Tourist fee is a sick idea

Tourist fee is a sick idea

The plan to charge every visitor a fee to get into the country is taking shape too quickly. For such a radical, untried project, it has received no proper scrutiny. Public health officials, including the minister, Pradit Sintawanarong, have conceived and raised it. They invited virtually no advice, listened to no experts and failed utterly to consider a legion of vital problems. It must be shelved or it will risk huge, humiliating national abuse and failure.

This unique and already controversial plan grew from an actual problem, caused by a tiny number of foreign tourists. Sick or injured, these men and women have checked into hospitals for treatment. Through their own lack of planning and irresponsibility, they have left behind unpaid bills, running into millions of baht a month.

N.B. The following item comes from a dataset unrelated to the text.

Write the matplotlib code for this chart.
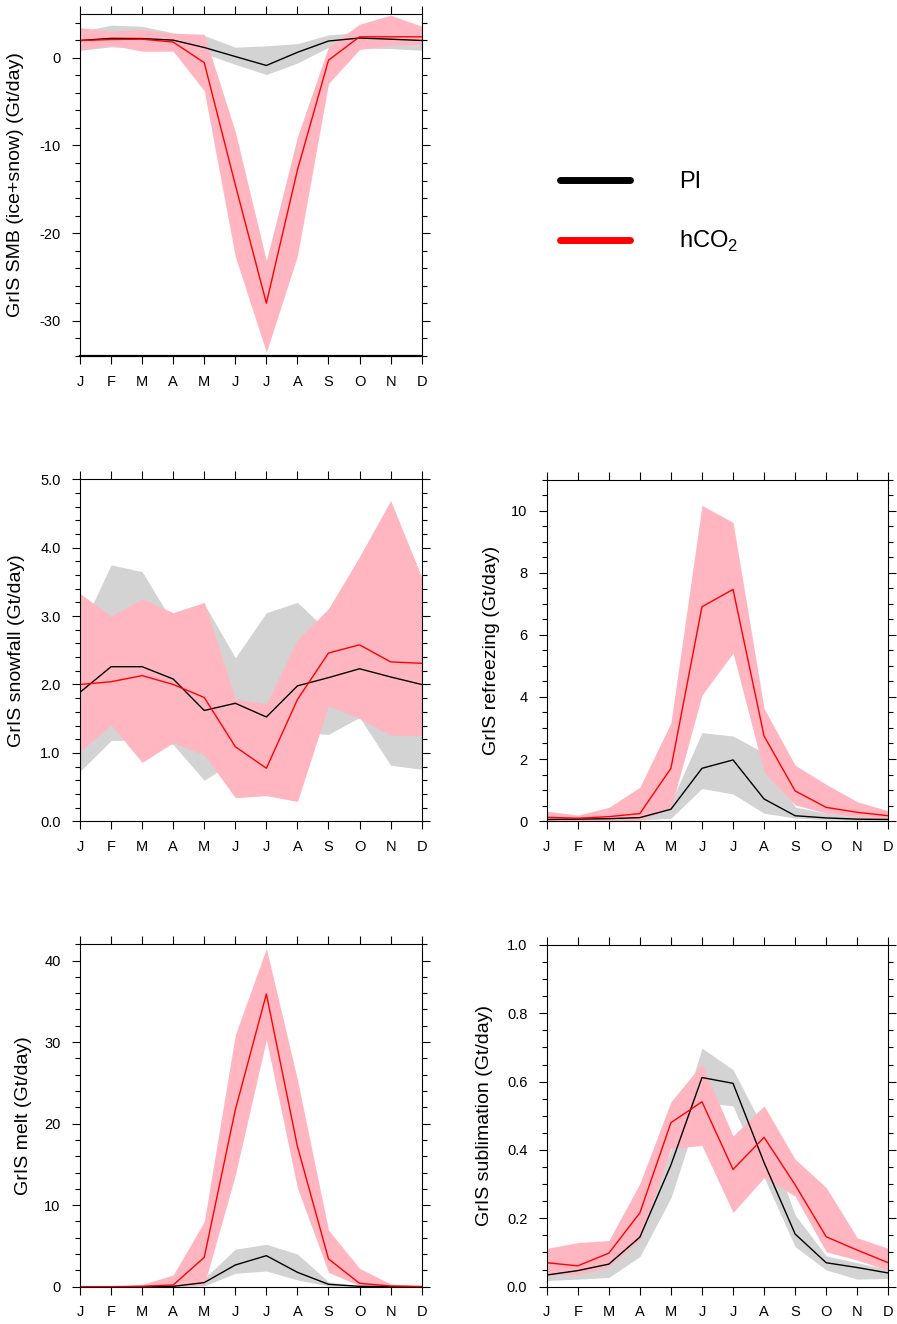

Hospitals, with no legal recourse, have asked the government to repay them. Taxpayers thus foot the bill.

This cannot continue. So the health ministry came up with the idea of a cover charge to get into Thailand, as if it were a nightclub. Every tourist will hand over cash as he or she steps inside the country. This will create a fund to pay back hospitals victimised by welching visitors.

The ministry even has a fee schedule. Most visitors will pay 500 baht to enter the country. Those staying three days or less will pay 30 baht per day. That is the first problem. There is no explanation of how _ or to whom _ visitors will prove they owe, say, 60 baht instead of 500. Collecting, protecting and moving huge piles of cash from border posts to secure areas are grey areas. It recalls how officials stole hundreds of millions of baht during the time of the old airport exit-tax machines. Millions in loose cash in dozens of locations every day is not an invitation to integrity.

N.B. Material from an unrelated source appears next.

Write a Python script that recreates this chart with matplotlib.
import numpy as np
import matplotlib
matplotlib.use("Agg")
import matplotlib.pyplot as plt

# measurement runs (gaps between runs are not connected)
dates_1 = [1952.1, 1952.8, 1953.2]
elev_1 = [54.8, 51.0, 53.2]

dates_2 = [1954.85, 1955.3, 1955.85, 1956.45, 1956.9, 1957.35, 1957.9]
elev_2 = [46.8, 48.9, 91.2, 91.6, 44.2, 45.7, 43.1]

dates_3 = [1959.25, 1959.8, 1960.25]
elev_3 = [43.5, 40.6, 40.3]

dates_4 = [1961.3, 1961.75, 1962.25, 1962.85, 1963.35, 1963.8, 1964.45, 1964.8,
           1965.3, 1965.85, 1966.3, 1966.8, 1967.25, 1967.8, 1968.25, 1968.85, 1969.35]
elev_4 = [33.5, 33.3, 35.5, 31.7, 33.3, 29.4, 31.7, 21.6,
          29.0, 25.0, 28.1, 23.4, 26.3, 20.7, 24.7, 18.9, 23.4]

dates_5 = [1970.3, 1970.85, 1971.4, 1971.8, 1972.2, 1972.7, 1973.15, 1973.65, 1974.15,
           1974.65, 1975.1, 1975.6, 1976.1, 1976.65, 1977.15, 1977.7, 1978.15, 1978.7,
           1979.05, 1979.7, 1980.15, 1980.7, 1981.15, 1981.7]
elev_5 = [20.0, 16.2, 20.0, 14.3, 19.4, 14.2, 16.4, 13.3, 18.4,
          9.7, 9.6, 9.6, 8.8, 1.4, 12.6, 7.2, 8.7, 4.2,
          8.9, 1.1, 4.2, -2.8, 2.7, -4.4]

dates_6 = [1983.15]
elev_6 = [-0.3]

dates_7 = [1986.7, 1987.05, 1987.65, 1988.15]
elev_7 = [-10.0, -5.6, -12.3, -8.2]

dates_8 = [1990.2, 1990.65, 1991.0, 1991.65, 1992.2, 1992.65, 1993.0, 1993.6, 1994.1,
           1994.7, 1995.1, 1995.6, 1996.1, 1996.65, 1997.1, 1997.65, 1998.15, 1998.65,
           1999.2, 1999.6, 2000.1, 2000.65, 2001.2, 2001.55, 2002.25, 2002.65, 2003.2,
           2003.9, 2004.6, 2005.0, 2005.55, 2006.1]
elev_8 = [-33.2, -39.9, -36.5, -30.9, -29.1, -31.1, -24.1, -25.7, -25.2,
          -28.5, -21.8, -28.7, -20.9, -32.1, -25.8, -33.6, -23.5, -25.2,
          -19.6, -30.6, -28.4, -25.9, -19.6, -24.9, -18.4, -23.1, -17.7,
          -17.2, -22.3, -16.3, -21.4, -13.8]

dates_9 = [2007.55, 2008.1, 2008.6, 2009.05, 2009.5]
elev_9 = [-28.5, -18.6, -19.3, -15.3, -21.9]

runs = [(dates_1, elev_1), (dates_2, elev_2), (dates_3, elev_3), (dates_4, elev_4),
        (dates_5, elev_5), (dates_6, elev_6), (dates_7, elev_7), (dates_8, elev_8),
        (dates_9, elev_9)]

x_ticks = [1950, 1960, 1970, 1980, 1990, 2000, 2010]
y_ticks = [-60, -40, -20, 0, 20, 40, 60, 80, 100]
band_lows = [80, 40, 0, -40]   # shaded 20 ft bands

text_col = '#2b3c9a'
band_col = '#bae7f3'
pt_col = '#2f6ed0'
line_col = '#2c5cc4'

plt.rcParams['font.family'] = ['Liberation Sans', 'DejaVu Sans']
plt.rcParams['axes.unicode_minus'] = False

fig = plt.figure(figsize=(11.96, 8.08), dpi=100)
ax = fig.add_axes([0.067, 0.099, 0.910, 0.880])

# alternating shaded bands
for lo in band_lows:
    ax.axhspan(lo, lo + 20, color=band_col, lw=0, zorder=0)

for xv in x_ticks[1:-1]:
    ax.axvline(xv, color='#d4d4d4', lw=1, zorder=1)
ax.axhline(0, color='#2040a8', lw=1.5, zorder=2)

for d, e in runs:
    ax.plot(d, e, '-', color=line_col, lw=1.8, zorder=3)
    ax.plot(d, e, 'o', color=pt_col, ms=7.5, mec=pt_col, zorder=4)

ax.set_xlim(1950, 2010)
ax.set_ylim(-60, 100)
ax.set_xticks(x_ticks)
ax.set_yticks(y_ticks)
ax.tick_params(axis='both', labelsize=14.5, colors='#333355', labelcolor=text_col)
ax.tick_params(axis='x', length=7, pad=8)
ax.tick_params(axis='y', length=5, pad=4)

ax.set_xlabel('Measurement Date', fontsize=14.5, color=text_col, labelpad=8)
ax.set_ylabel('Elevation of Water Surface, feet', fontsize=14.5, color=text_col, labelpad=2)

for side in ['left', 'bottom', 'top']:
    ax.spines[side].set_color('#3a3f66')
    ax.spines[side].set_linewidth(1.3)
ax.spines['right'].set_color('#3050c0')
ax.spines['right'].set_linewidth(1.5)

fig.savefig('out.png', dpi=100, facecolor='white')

Given the expected 25 million-plus tourist arrivals in 2014, minister Pradit's designated officials will be collecting 1 billion baht or more per month in cold cash. That is almost 1 billion baht more than required to pay back the hospitals for the millions they lose to deadbeats. And where will this windfall go? Well, the minister isn't sure. He will find some worthy cause.

The major fault of this ill-considered project is its huge unfairness. Every visiting foreigner will have to pay for the problems caused by a tiny few irresponsible visitors. In response, more tourists, probably most, will refuse to pay their medical bills. After all, they were billed at the airport for medical care. Logically, and perhaps legally, that makes the government responsible for their care.

There also is the huge damage to the national image. The Airports of Thailand already vows to raise fees charged to every passenger on every flight. In return for the 100-baht fee increase, AoT promises nothing. Now comes the Ministry of Public Health, with the same promise of no benefit in return for a 500-baht fee. If it smells like a rip-off and looks like a rip-off, tourists will assume it is.

The ministry has not actually found a solution to the very real problem of tourists snubbing hospital bills. It has instead proposed adding further problems.

Requiring visitors to have travel insurance is a possible solution, a step already required of Thai visitors to many countries.

It is fair to demand that each visitor be responsible for his/her actions and his/her debts. But the 500-baht cover charge, in the manner of a cheap nightclub, is a plan that should be abandoned immediately.